• _Aim_:
Transcribe every line from the top down to the line with "anchor=west] (OVD) at", both ends included, but not the pictures.

--- Start Given information ---

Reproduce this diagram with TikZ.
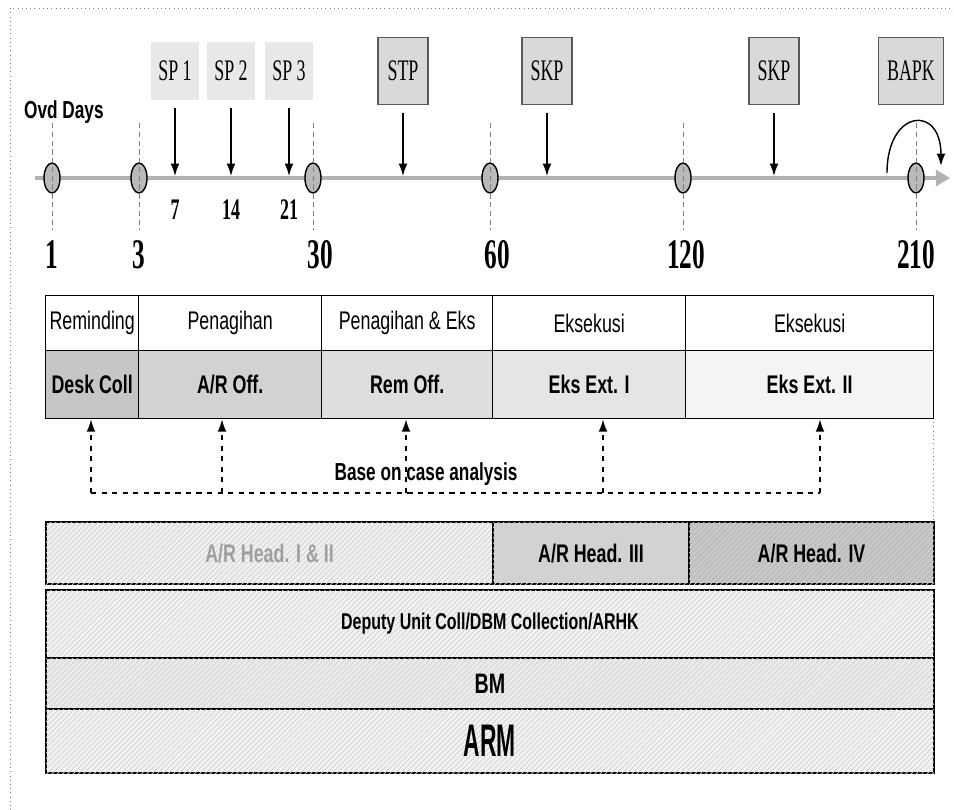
\documentclass[tikz,border=0pt]{standalone}
\usepackage{fontspec}
\setmainfont{Liberation Serif}
\setsansfont{Liberation Sans}
\newfontfamily\narrowsans[FakeStretch=0.7]{Liberation Sans}
\newfontfamily\narrowserif[FakeStretch=0.6]{Liberation Serif}
\usetikzlibrary{positioning,arrows.meta,shapes.geometric,patterns}

\begin{document}
\begin{tikzpicture}[
    x=0.02cm, y=-0.02cm,
    node distance=4mm,
    daydot/.style={ellipse, draw, thick, fill=gray!55, minimum width=0.32cm, minimum height=0.6cm, inner sep=0},
    guide/.style={densely dashed, gray},
    axis/.style={line width=2.8pt, gray!60, -{Triangle[length=8pt,width=9pt]}},
    letterbox/.style={fill=gray!18, minimum width=0.96cm, minimum height=1.16cm, inner sep=0, font=\narrowserif\fontsize{17}{20}\selectfont},
    noticebox/.style={letterbox, fill=gray!30, draw=gray!70!black, thick, minimum width=1cm, minimum height=1.34cm},
    pointer/.style={-{Latex[length=7pt,width=5pt]}, thick, shorten <=0.16cm},
    daynum/.style={font=\narrowserif\bfseries\fontsize{24}{28}\selectfont},
    smallnum/.style={font=\narrowserif\bfseries\fontsize{17}{20}\selectfont},
    cell/.style={draw, thick, anchor=north west, inner sep=0},
    headcell/.style={cell, minimum height=1.1cm, font=\narrowsans\fontsize{14.5}{16}\selectfont},
    staffcell/.style={cell, minimum height=1.36cm, font=\narrowsans\bfseries\fontsize{14.5}{16}\selectfont},
    barcell/.style={cell, very thick, font=\narrowsans\bfseries\fontsize{14.5}{16}\selectfont,
        postaction={pattern=north east lines, pattern color=gray!35}},
    caseline/.style={dashed, thick},
]

\useasboundingbox (0,0) rectangle (954,810);

% Page frame
\draw[dotted, gray] (10,810) -- (10,8) -- (954,8);
\draw[dotted, gray] (933,418) -- (933,520);

% Time axis
\coordinate (S) at (35,178);
\coordinate (E) at (950,178);
\draw[axis] (S) -- (E);

\node[font=\narrowsans\bfseries\fontsize{14}{16}\selectfont, anchor=west] (OVD) at (18,112) {Ovd Days};

% Day marks
\node[daydot] (D1) at (52,178) {};
\node[daydot] (D3) at (139,178) {};
\node[daydot] (D30) at (313,178) {};
\node[daydot] (D60) at (490,178) {};
\node[daydot] (D120) at (683,178) {};
\node[daydot] (D210) at (916,178) {};

\foreach \d in {D1,D3,D30,D60,D120,D210}
    \draw[guide] ([yshift=1.1cm]\d.center) -- ([yshift=-1.05cm]\d.center);

\node[daynum] (N1) at (52,255) {1};
\node[daynum] (N3) at (139,255) {3};
\node[daynum] (N30) at (320,255) {30};
\node[daynum] (N60) at (497,255) {60};
\node[daynum] (N120) at (686,255) {120};
\node[daynum] (N210) at (916,255) {210};

% Letters and notices
\node[letterbox] (SP1) at (175,71) {SP 1};
\node[letterbox] (SP2) at (231,71) {SP 2};
\node[letterbox] (SP3) at (289,71) {SP 3};
\node[noticebox] (STP) at (403,71) {STP};
\node[noticebox] (SKPa) at (547,71) {SKP};
\node[noticebox] (SKPb) at (774,71) {SKP};
\node[noticebox, minimum width=1.3cm] (BAPK) at (911,71) {BAPK};

\coordinate (A7) at (175,176);
\coordinate (A14) at (231,176);
\coordinate (A21) at (289,176);
\coordinate (ASTP) at (403,176);
\coordinate (ASKPa) at (547,176);
\coordinate (ASKPb) at (774,176);

\draw[pointer] (SP1) -- (A7);
\draw[pointer] (SP2) -- (A14);
\draw[pointer] (SP3) -- (A21);
\draw[pointer] (STP) -- (ASTP);
\draw[pointer] (SKPa) -- (ASKPa);
\draw[pointer] (SKPb) -- (ASKPb);

\node[smallnum, below=3.5mm of A7] (N7) {7};
\node[smallnum, below=3.5mm of A14] (N14) {14};
\node[smallnum, below=3.5mm of A21] (N21) {21};

% Loop at 210
\coordinate (La) at (887,173);
\coordinate (Lb) at (941,166);
\draw[-{Latex[length=7pt,width=5pt]}, thick] (La) .. controls +(0,-64) and +(0,-62) .. (Lb);

% Stage row
\node[headcell, minimum width=1.86cm] (H1) at (45,295) {Reminding};
\node[headcell, minimum width=3.66cm] (H2) at (138,295) {Penagihan};
\node[headcell, minimum width=3.42cm] (H3) at (321,295) {Penagihan \& Eks};
\node[headcell, minimum width=3.86cm] (H4) at (492,295) {Eksekusi};
\node[headcell, minimum width=4.96cm] (H5) at (685,295) {Eksekusi};

% Staff row
\node[staffcell, fill=gray!45, minimum width=1.86cm] (C1) at (45,350) {Desk Coll};
\node[staffcell, fill=gray!35, minimum width=3.66cm] (C2) at (138,350) {A/R Off.};
\node[staffcell, fill=gray!26, minimum width=3.42cm] (C3) at (321,350) {Rem Off.};
\node[staffcell, fill=gray!20, minimum width=3.86cm] (C4) at (492,350) {Eks Ext. I};
\node[staffcell, fill=gray!9, minimum width=4.96cm] (C5) at (685,350) {Eks Ext. II};

% Case analysis
\coordinate (B1) at (91,493);
\coordinate (B2) at (222,493);
\coordinate (B3) at (406,493);
\coordinate (B4) at (603,493);
\coordinate (B5) at (820,493);
\draw[caseline] (B1) -- (B5);
\draw[caseline, -{Latex[length=7pt,width=5pt]}] (B1) -- (B1 |- C1.south);
\draw[caseline, -{Latex[length=7pt,width=5pt]}] (B2) -- (B2 |- C2.south);
\draw[caseline, -{Latex[length=7pt,width=5pt]}] (B3) -- (B3 |- C3.south);
\draw[caseline, -{Latex[length=7pt,width=5pt]}] (B4) -- (B4 |- C4.south);
\draw[caseline, -{Latex[length=7pt,width=5pt]}] (B5) -- (B5 |- C5.south);
\node[font=\narrowsans\bfseries\fontsize{14}{16}\selectfont, inner sep=1pt] (CASE) at (426,474) {Base on case analysis};

% Heads and management
\node[barcell, fill=gray!12, text=gray!75, minimum width=8.94cm, minimum height=1.24cm] (R1) at (45,521) {A/R Head. I \& II};
\node[barcell, fill=gray!35, minimum width=3.92cm, minimum height=1.24cm] (R2) at (492,521) {A/R Head. III};
\node[barcell, fill=gray!50, minimum width=4.9cm, minimum height=1.24cm] (R3) at (688,521) {A/R Head. IV};
\node[barcell, fill=gray!10, minimum width=17.76cm, minimum height=1.36cm, font=\narrowsans\bfseries\fontsize{13}{16}\selectfont] (DEP) at (45,589) {Deputy Unit Coll/DBM Collection/ARHK};
\node[barcell, fill=gray!16, minimum width=17.76cm, minimum height=1.02cm, font=\narrowsans\bfseries\fontsize{16}{18}\selectfont] (BM) at (45,657) {BM};
\node[barcell, fill=gray!10, minimum width=17.76cm, minimum height=1.28cm, font=\narrowsans\bfseries\fontsize{26}{28}\selectfont\addfontfeature{FakeStretch=0.5}] (ARM) at (45,708) {ARM};

\end{tikzpicture}
\end{document}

--- End Given information ---

• _Task answer_:
Reproduce this diagram with TikZ.
\documentclass[tikz,border=0pt]{standalone}
\usepackage{fontspec}
\setmainfont{Liberation Serif}
\setsansfont{Liberation Sans}
\newfontfamily\narrowsans[FakeStretch=0.7]{Liberation Sans}
\newfontfamily\narrowserif[FakeStretch=0.6]{Liberation Serif}
\usetikzlibrary{positioning,arrows.meta,shapes.geometric,patterns}

\begin{document}
\begin{tikzpicture}[
    x=0.02cm, y=-0.02cm,
    node distance=4mm,
    daydot/.style={ellipse, draw, thick, fill=gray!55, minimum width=0.32cm, minimum height=0.6cm, inner sep=0},
    guide/.style={densely dashed, gray},
    axis/.style={line width=2.8pt, gray!60, -{Triangle[length=8pt,width=9pt]}},
    letterbox/.style={fill=gray!18, minimum width=0.96cm, minimum height=1.16cm, inner sep=0, font=\narrowserif\fontsize{17}{20}\selectfont},
    noticebox/.style={letterbox, fill=gray!30, draw=gray!70!black, thick, minimum width=1cm, minimum height=1.34cm},
    pointer/.style={-{Latex[length=7pt,width=5pt]}, thick, shorten <=0.16cm},
    daynum/.style={font=\narrowserif\bfseries\fontsize{24}{28}\selectfont},
    smallnum/.style={font=\narrowserif\bfseries\fontsize{17}{20}\selectfont},
    cell/.style={draw, thick, anchor=north west, inner sep=0},
    headcell/.style={cell, minimum height=1.1cm, font=\narrowsans\fontsize{14.5}{16}\selectfont},
    staffcell/.style={cell, minimum height=1.36cm, font=\narrowsans\bfseries\fontsize{14.5}{16}\selectfont},
    barcell/.style={cell, very thick, font=\narrowsans\bfseries\fontsize{14.5}{16}\selectfont,
        postaction={pattern=north east lines, pattern color=gray!35}},
    caseline/.style={dashed, thick},
]

\useasboundingbox (0,0) rectangle (954,810);

% Page frame
\draw[dotted, gray] (10,810) -- (10,8) -- (954,8);
\draw[dotted, gray] (933,418) -- (933,520);

% Time axis
\coordinate (S) at (35,178);
\coordinate (E) at (950,178);
\draw[axis] (S) -- (E);

\node[font=\narrowsans\bfseries\fontsize{14}{16}\selectfont, anchor=west] (OVD) at (18,112) {Ovd Days};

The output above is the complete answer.